Project Mero Gaun, Kulay, Nuwakot
Abari is creating a model village in Kulay, where sustainability and creation of a value chain will be fostered. With this premise, Abari will be assisting the villagers to build Compressed Earth Block and/or Mud and Stone Housing, using locally available resources. The house in itself is a modern interpretation of vernacular architecture with contemporary technologies. It will be earthquake resistant and will strive to harness alternate energy through orientation of the sun path and the selection of building materials. Along with this, the other aim will be to help the inhabitants to realize entrepreneurial activities in the village.
Who are we building it for?
Kulay, is a beautiful village overlooking the mountains in Okharpauwa Village Development Committee, Nuwakot about 12 km North-West of Kathmandu. Each of the 55 houses located in Kulay were significantly affected by the earthquakes. This disaster has crippled the livelihood of the indigenous Tamang people of the region and they continue to remain one of the most underserved communities in Nepal.
Post earthquake Design
The Compressed Earth Block and/or Mud and Stone House structures will be the first community-scale reconstruction after the disaster. The design has incorporated topography and local resources as major factors for earthquake resistant building.
The housing construction will utilize locally available resources like wood/stone/mud to minimize cost and encourage people to use local resources. Individual homeowners will have the option between wall materials for their home. They can choose either Stone wall or Compressed Earth Block. This will be reinforced by concrete beams with steel vertical reinforcement. For the framing of the roof, the use of timber frames will be light weight. The method and use of the above mentioned materials will be make the house conform to earthquake resilient design.
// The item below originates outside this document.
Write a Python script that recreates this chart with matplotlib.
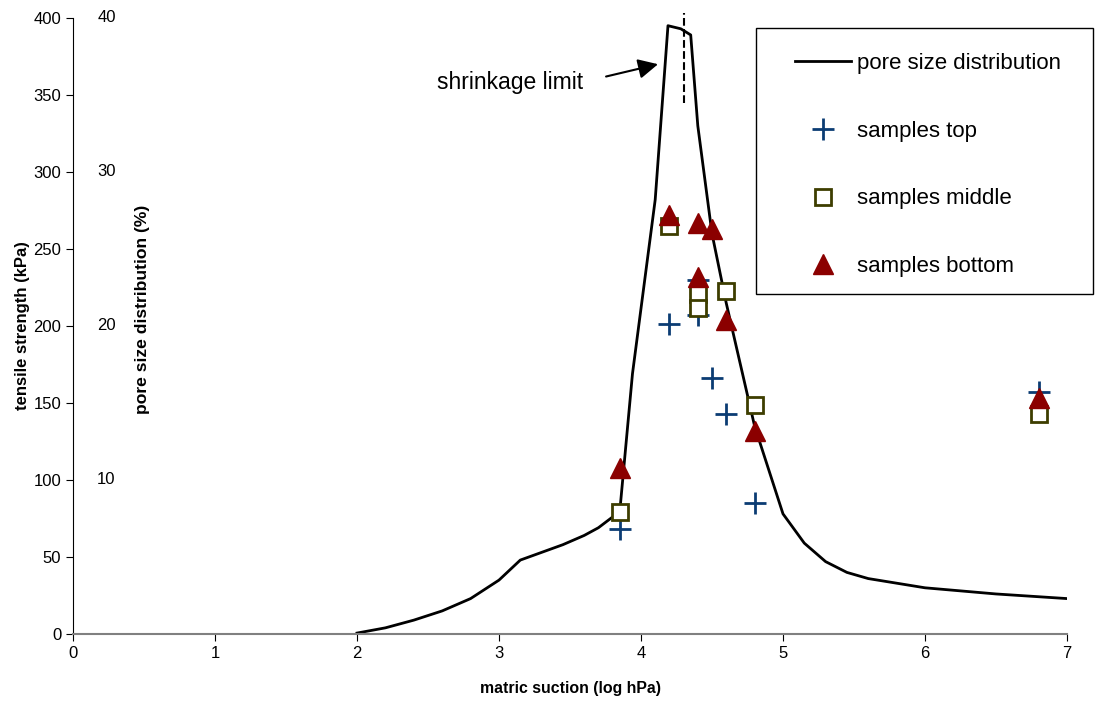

The Model House is designed in such a way that it’s materials are highlighted in it’s natural form. The building will emphasize itself through a beautiful rendering of it’s wall and it’s roof will be the main highlight.
The ground floor is for the house owner. And, it will have a bedroom space for two to three people, and a kitchen with adequate space which can be expanded to a dining room, a living space and a storage space.
The upper floor will serve as a home stay for guests. The entrance through an open wooden staircase adjacent to the house will provide some privacy between home owner and guests. The living space will have huge floor to ceiling windows on both sides in order to provide ample light and take advantage of the sweeping panoramic views of the hillside. The guest quarters will also have a semi-open outdoor space, where one can relax while looking at the view.
Concrete Objectives of Project Mero Gaun:
- Designing a model village that integrates sustainable design practices in relation to energy, agriculture and livelihood.
- Provide trainees with necessary skills—masonry, carpentry, plumbing etc. with a focus on vernacular tradition—in order to become entrepreneurs, and to facilitate post-earthquake Owner Driven Reconstruction.
- Design of individual homes with home stay, improved animal husbandry, rainwater harvesting and biogas.
- Build capacity through social enterprise to help locals build a Community Facility Center (CFC) and rebuild their own permanent homes. The CFC will help facilitate Owner Driven Construction by serving as a center for training, knowledge diffusion, technical support and a place to store and access tools and materials.
- To build using natural building materials such as wood, earth and stone.
- To design community enterprise like trout, strawberry farming and home stay.